Vittorio Bellini superstite di Unterlüss

Tutti insieme intonammo il "Va pensiero"

Presidente, signori e signore mi presento come rappresentante a questo convegno incentrato su Dora del gruppo di 44 ufficiali internati militari italiani rinchiusi nel campo di Unterlüss per rifiuto di lavoro sul luogo d'impiego. Parlerò delle angherie e delle condizioni di vita - si fa per dire - in questo poco conosciuto campo di punizione per annientamento ufficialmente denominato "di educazione al lavoro". Voglio soprattutto dare conto di due singolari situazioni della nostra dolorosa ma mi si permetta gloriosa esperienza. Esse hanno contrassegnato l'inizio e il termine del nostro periodo di detenzione nel campo durato 44 giorni. Inviati il 17 febbraio del '45 in 214 al lavoro forzato secondo lo sciagurato accordo Mussolini-Hitler del 20 luglio '44 al Lager di Litzendorf, dopo la rituale e avvilente selezione in sfilata davanti al bancone dei reclutatori e dopo un infruttuoso mio tentativo di resistenza conclusosi con il rifiuto di accettare le spettanze maturate, il giorno dopo il nostro arrivo secondo un'intesa maturata tra alcuni di noi durante breve il viaggio di trasferimento in treno al posto di lavoro, ci siamo rifiutati, buttando a terra picchi e pale che ci erano stati consegnati per dare corso alla posa di un tratto di binario.
Altro che "sciopero" o "rifiuto": fummo accusati di "sabotaggio". Dopo sei giorni di snervante attesa senza cibo né acqua, arrivò brutale e concitato l'ordine di adunata all'aperto davanti agli ufficiali delle SS e ai rappresentanti della Gestapo. L'immancabile interprete italiano aveva tradotto le minacciose frasi urlate. Quindi aveva fatto seguito il drammatico rito della decimazione: 21 compagni erano stati fatti uscire dalla fila. Al tragico monito: «Guardateli bene perché non li rivedrete mai più» uno di noi,non prescelto, si era fatto portavoce del gruppo degli irriducibili fomentatori della rivolta chiedendo che altri potessero sostituire i selezionati per la decimazione.

Avuto l'assenso, uscimmo dalla fila in 44, più del doppio di quanti erano stati prescelti.

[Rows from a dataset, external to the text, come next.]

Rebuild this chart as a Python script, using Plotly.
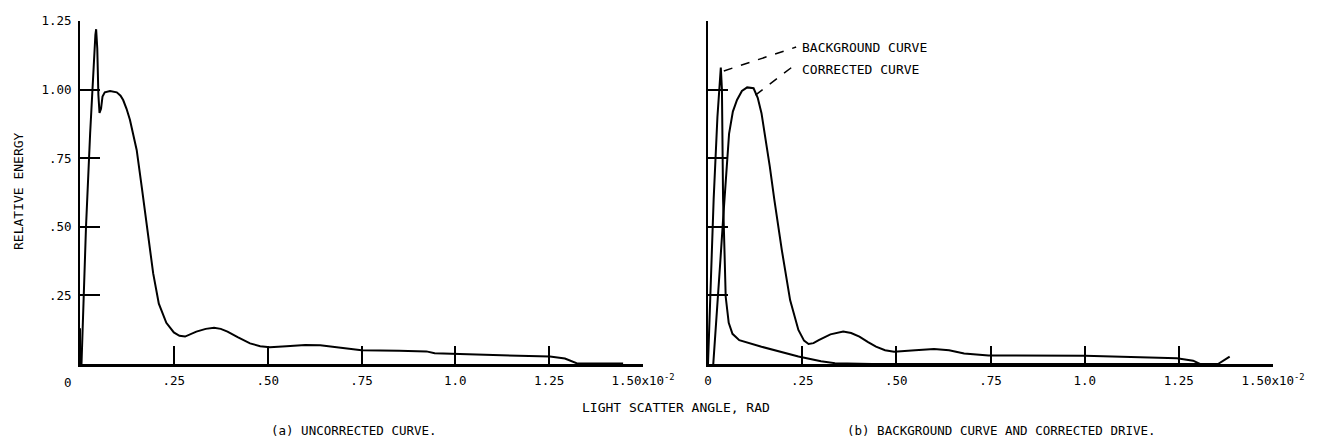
import plotly.graph_objects as go

# ---- data (x in units of 10^-2 rad) ----
unc_x = [0.0, 0.0, 0.004, 0.016, 0.027, 0.036, 0.041, 0.043, 0.046, 0.049, 0.052, 0.056, 0.06, 0.066,
         0.08, 0.098, 0.108, 0.115, 0.124, 0.133, 0.142, 0.151, 0.165, 0.18, 0.195, 0.21, 0.23, 0.25,
         0.265, 0.28, 0.295, 0.31, 0.335, 0.357, 0.375, 0.393, 0.42, 0.453, 0.48, 0.506, 0.55, 0.6,
         0.64, 0.7, 0.75, 0.85, 0.923, 0.945, 1.0, 1.1, 1.252, 1.292, 1.323, 1.447]
unc_y = [0.13, 0.0, 0.0, 0.5, 0.84, 1.1, 1.2, 1.22, 1.15, 0.98, 0.915, 0.93, 0.975, 0.99,
         0.995, 0.99, 0.978, 0.962, 0.93, 0.89, 0.84, 0.78, 0.64, 0.48, 0.33, 0.22, 0.15, 0.115,
         0.103, 0.10, 0.108, 0.118, 0.128, 0.132, 0.128, 0.118, 0.098, 0.075, 0.065, 0.061, 0.065, 0.069,
         0.068, 0.058, 0.05, 0.048, 0.046, 0.039, 0.037, 0.033, 0.027, 0.02, 0.003, 0.002]

bg_x = [0.0, 0.008, 0.015, 0.025, 0.032, 0.034, 0.037, 0.04, 0.044, 0.047, 0.055, 0.065, 0.083,
        0.142, 0.24, 0.3, 0.337, 0.435, 1.35]
bg_y = [0.0, 0.3, 0.6, 0.9, 1.06, 1.08, 1.0, 0.6, 0.4, 0.245, 0.15, 0.11, 0.087,
        0.063, 0.027, 0.01, 0.003, 0.0, 0.0]

cor_x = [0.014, 0.025, 0.033, 0.04, 0.048, 0.056, 0.066, 0.077, 0.09, 0.104, 0.121, 0.132, 0.142,
         0.153, 0.164, 0.176, 0.196, 0.218, 0.24, 0.255, 0.267, 0.28, 0.294, 0.325, 0.359, 0.38,
         0.402, 0.425, 0.446, 0.47, 0.494, 0.55, 0.6, 0.64, 0.68, 0.745, 1.0, 1.245, 1.288, 1.306,
         1.332, 1.354, 1.385]
cor_y = [0.0, 0.2, 0.38, 0.525, 0.7, 0.84, 0.92, 0.962, 0.995, 1.008, 1.005, 0.97, 0.914,
         0.82, 0.72, 0.6, 0.415, 0.233, 0.124, 0.085, 0.073, 0.076, 0.087, 0.108, 0.118, 0.113,
         0.1, 0.08, 0.063, 0.05, 0.045, 0.05, 0.055, 0.05, 0.038, 0.031, 0.03, 0.021, 0.012, 0.0,
         0.0, 0.0, 0.027]

x_tickvals_a = [0.25, 0.5, 0.75, 1.0, 1.25, 1.5]
x_ticktext_a = [".25", ".50", ".75", "1.0", "1.25", "1.50x10<sup>-2</sup>"]
x_tickvals_b = [0, 0.25, 0.5, 0.75, 1.0, 1.25, 1.5]
x_ticktext_b = ["0", ".25", ".50", ".75", "1.0", "1.25", "1.50x10<sup>-2</sup>"]
y_tickvals = [0.25, 0.5, 0.75, 1.0, 1.25]
y_ticktext = [".25", ".50", ".75", "1.00", "1.25"]

FONT = "DejaVu Sans Mono"
W, H = 1319, 440

fig = go.Figure()
line = dict(color="black", width=2)
fig.add_trace(go.Scatter(x=unc_x, y=unc_y, mode="lines", line=line, xaxis="x", yaxis="y", showlegend=False))
fig.add_trace(go.Scatter(x=bg_x, y=bg_y, mode="lines", line=line, xaxis="x2", yaxis="y2", showlegend=False))
fig.add_trace(go.Scatter(x=cor_x, y=cor_y, mode="lines", line=line, xaxis="x2", yaxis="y2", showlegend=False))

ydom = [76 / H, 419 / H]
tickfont = dict(family=FONT, size=12.5, color="black")
xcommon = dict(range=[0, 1.5], tickmode="array", ticks="inside", ticklen=18,
               tickwidth=1.5, tickcolor="black", showline=True, linecolor="black", linewidth=2.5,
               showgrid=False, zeroline=False, tickfont=tickfont, ticklabelstandoff=3,
               automargin=False)
ycommon = dict(range=[0, 1.25], tickmode="array", tickvals=y_tickvals, ticks="inside", ticklen=20,
               tickwidth=1.5, tickcolor="black", showline=True, linecolor="black", linewidth=2,
               showgrid=False, zeroline=False, domain=ydom, tickfont=tickfont, automargin=False)

fig.update_layout(
    width=W, height=H, margin=dict(l=0, r=0, t=0, b=0, pad=0, autoexpand=False),
    paper_bgcolor="white", plot_bgcolor="white",
    font=dict(family=FONT, size=12, color="black"),
    xaxis=dict(domain=[80 / W, 643 / W], anchor="y", tickvals=x_tickvals_a, ticktext=x_ticktext_a, **xcommon),
    yaxis=dict(anchor="x", ticktext=y_ticktext, ticklabelstandoff=4, **ycommon),
    xaxis2=dict(domain=[708 / W, 1273 / W], anchor="y2", tickvals=x_tickvals_b, ticktext=x_ticktext_b, **xcommon),
    yaxis2=dict(anchor="x2", ticktext=y_ticktext, showticklabels=False, **ycommon),
)

black = "black"
C = dict(xanchor="center", yanchor="middle", showarrow=False)
ann = []
ann.append(dict(text="0", x=0, y=0, xref="x", yref="y", xshift=-12, yshift=-9, yanchor="top",
                xanchor="center", showarrow=False, font=tickfont))
ann.append(dict(text="RELATIVE ENERGY", x=18 / W, y=1 - 191 / H, xref="paper", yref="paper",
                textangle=-90, font=dict(family=FONT, size=13, color=black), **C))
ann.append(dict(text="LIGHT SCATTER ANGLE, RAD", x=676 / W, y=1 - 407 / H, xref="paper", yref="paper",
                font=dict(family=FONT, size=13, color=black), **C))
ann.append(dict(text="(a) UNCORRECTED CURVE.", x=354 / W, y=1 - 430 / H, xref="paper", yref="paper",
                font=dict(family=FONT, size=12.5, color=black), **C))
ann.append(dict(text="(b) BACKGROUND CURVE AND CORRECTED DRIVE.", x=1001 / W, y=1 - 430 / H,
                xref="paper", yref="paper", font=dict(family=FONT, size=12.5, color=black), **C))
ann.append(dict(text="BACKGROUND CURVE", x=0.245, y=1.155, xref="x2", yref="y2", xanchor="left",
                yanchor="middle", showarrow=False, font=dict(family=FONT, size=13, color=black)))
ann.append(dict(text="CORRECTED CURVE", x=0.245, y=1.075, xref="x2", yref="y2", xanchor="left",
                yanchor="middle", showarrow=False, font=dict(family=FONT, size=13, color=black)))
fig.update_layout(annotations=ann)

fig.add_shape(type="line", xref="x2", yref="y2", x0=0.042, y0=1.068, x1=0.234, y1=1.155,
              line=dict(color="black", width=1.5, dash="dash"))
fig.add_shape(type="line", xref="x2", yref="y2", x0=0.126, y0=0.98, x1=0.223, y1=1.082,
              line=dict(color="black", width=1.5, dash="dash"))

fig.write_html("out.html", config={"displayModeBar": False},
               post_script="document.body.style.margin='0';document.body.style.overflow='hidden';")
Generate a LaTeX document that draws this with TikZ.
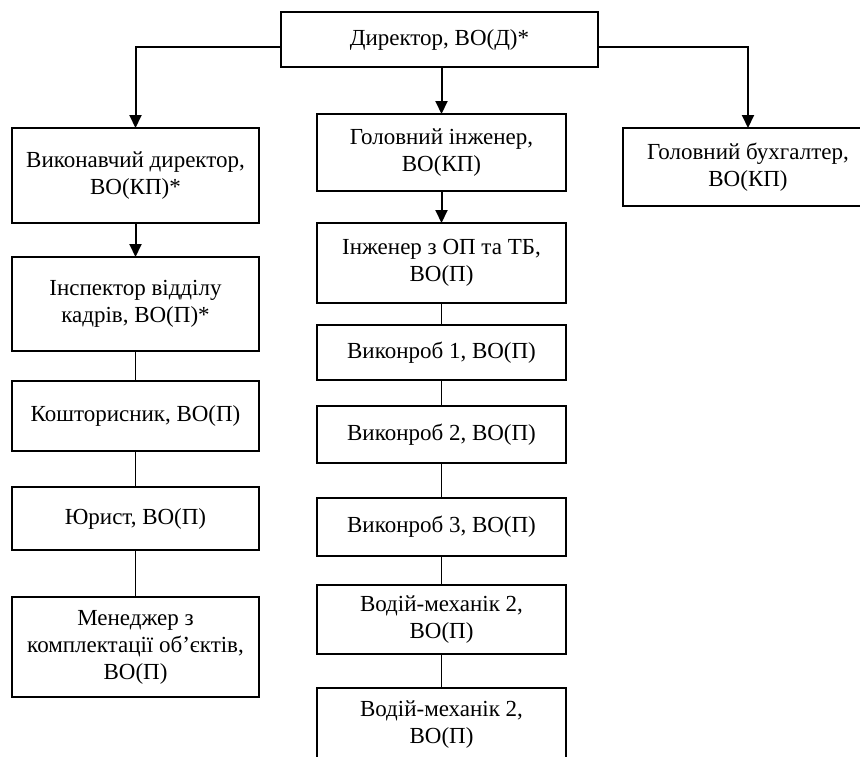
\documentclass[tikz,border=0pt]{standalone}
\usepackage{fontspec}
\setmainfont{Liberation Serif}
\usetikzlibrary{arrows.meta}

\begin{document}
\begin{tikzpicture}[x=1pt,y=-1pt,>={Triangle[length=13pt,width=12pt]},
    box/.style={draw,line width=1.8pt,align=center,inner sep=0pt,outer sep=0pt,
      font=\fontsize{23}{27}\selectfont},
    left box/.style={box,minimum width=247pt},
    mid box/.style={box,minimum width=249pt},
    arr/.style={->,line width=2pt},
    link/.style={line width=1.1pt}]

\useasboundingbox (0,0) rectangle (860,756);
\clip (0,0) rectangle (860,756);

\node[box,minimum width=317pt,minimum height=55pt] (dir) at (439.5,39.5) {Директор, ВО(Д)*};

% left column
\node[left box,minimum height=95pt] (vd) at (135.5,175.5) {Виконавчий директор,\\ВО(КП)*};
\node[left box,minimum height=94pt] (ik) at (135.5,304) {Інспектор відділу\\кадрів, ВО(П)*};
\node[left box,minimum height=70pt] (ko) at (135.5,416) {Кошторисник, ВО(П)};
\node[left box,minimum height=63pt] (yu) at (135.5,518.5) {Юрист, ВО(П)};
\node[left box,minimum height=100pt] (me) at (135.5,647) {Менеджер з\\комплектації об’єктів,\\ВО(П)};

% middle column
\node[mid box,minimum height=77pt] (gi) at (441.5,152.5) {Головний інженер,\\ВО(КП)};
\node[mid box,minimum height=80pt] (io) at (441.5,263) {Інженер з ОП та ТБ,\\ВО(П)};
\node[mid box,minimum height=55pt] (v1) at (441.5,352.5) {Виконроб 1, ВО(П)};
\node[mid box,minimum height=57pt] (v2) at (441.5,434.5) {Виконроб 2, ВО(П)};
\node[mid box,minimum height=58pt] (v3) at (441.5,527) {Виконроб 3, ВО(П)};
\node[mid box,minimum height=69pt] (vm1) at (441.5,619.5) {Водій-механік 2,\\ВО(П)};
\node[mid box,minimum height=74pt] (vm2) at (441.5,725) {Водій-механік 2,\\ВО(П)};

% right column
\node[box,minimum width=250pt,minimum height=78pt] (gb) at (748,167) {Головний бухгалтер,\\ВО(КП)};

\draw[arr] ([yshift=-7.5pt]dir.west) -| (vd.north);
\draw[arr] ([yshift=-7.5pt]dir.east) -| (gb.north);
\draw[arr] (gi.north |- dir.south) -- (gi.north);
\draw[arr] (vd.south) -- (ik.north);
\draw[arr] (gi.south) -- (io.north);

\draw[link] (ik) -- (ko) (ko) -- (yu) (yu) -- (me);
\draw[link] (io) -- (v1) (v1) -- (v2) (v2) -- (v3) (v3) -- (vm1) (vm1) -- (vm2);

\end{tikzpicture}
\end{document}
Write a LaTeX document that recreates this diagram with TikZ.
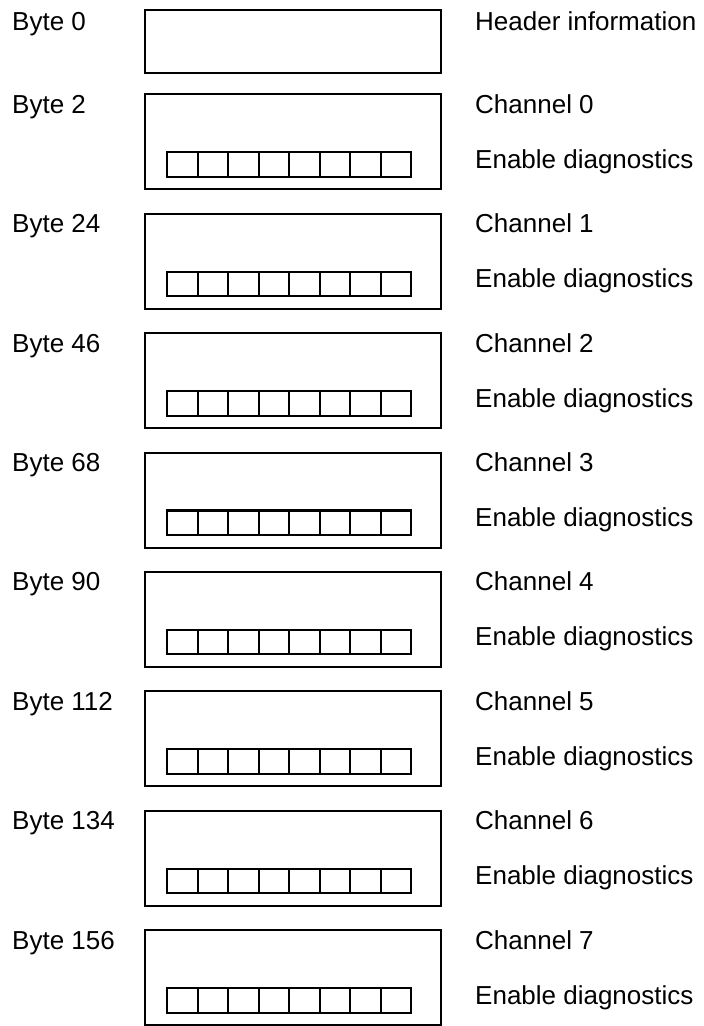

Ben 44 ne contarono i tedeschi sbalorditi, increduli, imbarazzati e forse anche un po'ammirati una volta tanto di questi italiani "vili e traditori". Si trattò in effetti di un fatto unico almeno nella sua dimensione nella storia dell'internamento e della deportazione; un avvenimento che non ha trovato adeguata eco nella memorialistica e neppure nel testo che ha accompagnato le ricompense militari assegnateci, medaglie per lo più alla memoria e encomi solenni.
Voglio ancora ricordare un altro episodio che segnò la fine della nostra detenzione e del nostro calvario di 44 giorni. Era il 9 aprile del '45 e i nostri sadici aguzzini per paura di rappresaglie degli alleati, il cui cannoneggiamento ormai vicino al contrario incoraggiava noi, avevano deciso di evacuare il campo comandando noi italiani allo sgombero delle macerie e della raccolta dei cadaveri in una vicina cittadina. Anche se eravamo ormai decimati dalle sevizie e dalle privazioni il nostro numero e la nostra qualifica di militari, per giunta ufficiali, ancora li intimoriva.
Leggo nelle mie memorie di allora quanto avvenne quel pomeriggio del 9 aprile. Durante l'adunata all'improvviso era venuto un ordine brusco e urlato come sempre: "Cantare!".

Erano nervosi e inquieti e noi non sapevamo ancora cosa stava succedendo: quell'ordine poteva anche essere preannuncio di morte; quante volte, pensavamo hanno dovuto cantare i condannati a morte, chi sul patibolo e chi al rogo (...). Non so di chi fu il suggerimento e come fu che ci trovammo come un bene istruito coro con le parole e l'aria del Nabucco sulle labbra: "Va pensiero sull'ali dorate".
Loro avevano una maledetta fretta di scappare, e ci distribuirono come viatico inutili carte del pane di una sconvolta Germania senza più panetterie.
Capirete anche voi, cari compagni d'allora, perché oggi sentendo quel canto sulle bocche sgraziate di chi se ne è indebitamente appropriato, utilizzandolo come simbolo di divisione di questa nostra Italia indivisibile, io sia anche più indignato e però più fiero di come ero allora disarmato di fronte a quei carnefici armati.